Enter stage left the Delaware Bar and proposed Section 251(h) of the Delaware General Corporation Code (DGCL), as submitted in March 2013 for consideration by the Corporate Law Section of the Delaware State Bar Association.  In most states, an analogous committee would be a forgotten sleepy hollow– but in Delaware, home to almost as many corporations as people, this body is a driving and powerful commercial force.  With an enormous corporate presence, Delaware has a big incentive to maintain an efficient business code that does not create head-scratching questions, such as: what is the point of the 90 percent threshold in situations where the outcome is pre-determined?  Hence the simplicity of proposed Section 251(h):  it essentially just lowers the 90 percent requirement for a short-form merger to 50 percent, subject to certain basic conditions.

The adoption of Section 251(h) is not set in stone, but, given its prominent backers in the Delaware Bar, it looks likely to enter effect.  Once getting past the few procedural requirements of the proposed statutory change (such as non-discrimination on price), its only truly substantive hurdle applies to a small minority of situations in that in order to use Section 251(h), a Buyer cannot be “interested” as that term is defined under Delaware law – which means it cannot have owned more than 15 percent of  the Target prior to entering into the acquisition agreement.  But in the vast majority of public company acquisitions, private equity firms and strategic acquirers alike will be able to take advantage of a lower threshold.

This all begs the question: what will be left for the beleaguered proxy statement?  All cash deals seem destined for the tender offer structure, leaving behind their stock-for-stock acquisition cousins as the exclusive domain of strategic acquirers who have stock to use as currency in a transaction.  In these situations, a stockholder vote is almost always required of the Buyer and having to suffer the timing delay of a joint proxy statement is the only alternative.

Section 251(h) threatens the existence of the top-up option.
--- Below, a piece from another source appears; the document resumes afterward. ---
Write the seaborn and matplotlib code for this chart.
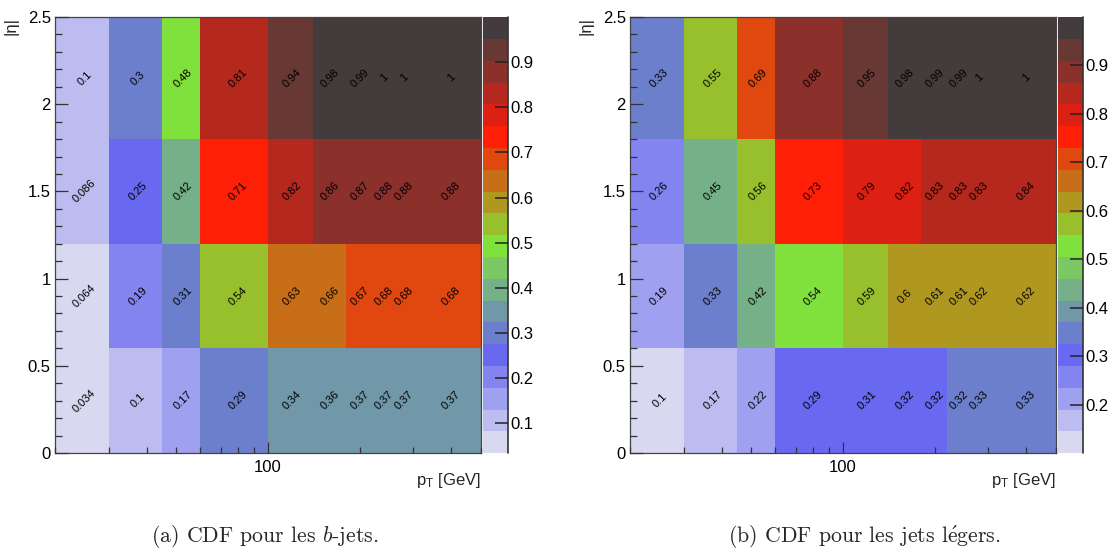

Changing the top-up option in parallel to get to a 50 percent rather than 90 percent threshold based on case history would seem preordained for Delaware judicial doom.  The new code section also renders the Burger King structure irrelevant.  Who needs a proxy statement back-up plan if whole ownership from a successful tender becomes a foregone conclusion?

Some skeptics have questioned whether this legislative development will lead to stockholder apathy: if a future tender offer appears to be a foregone conclusion, then not enough stockholders may bother to tender – wrecking the deal and meaning it was not a foregone conclusion after all.  Section 251(h) proponents respond that institutional holders dominate voting in public company business combinations; once institutions make a decision, they (or their broker) merely need to flick a few fingers through Depositary Trust Company’s computerized Automated Tender Offer Program system to arrange to tender their shares – hardly enough disincentive to justify apathy among professionals.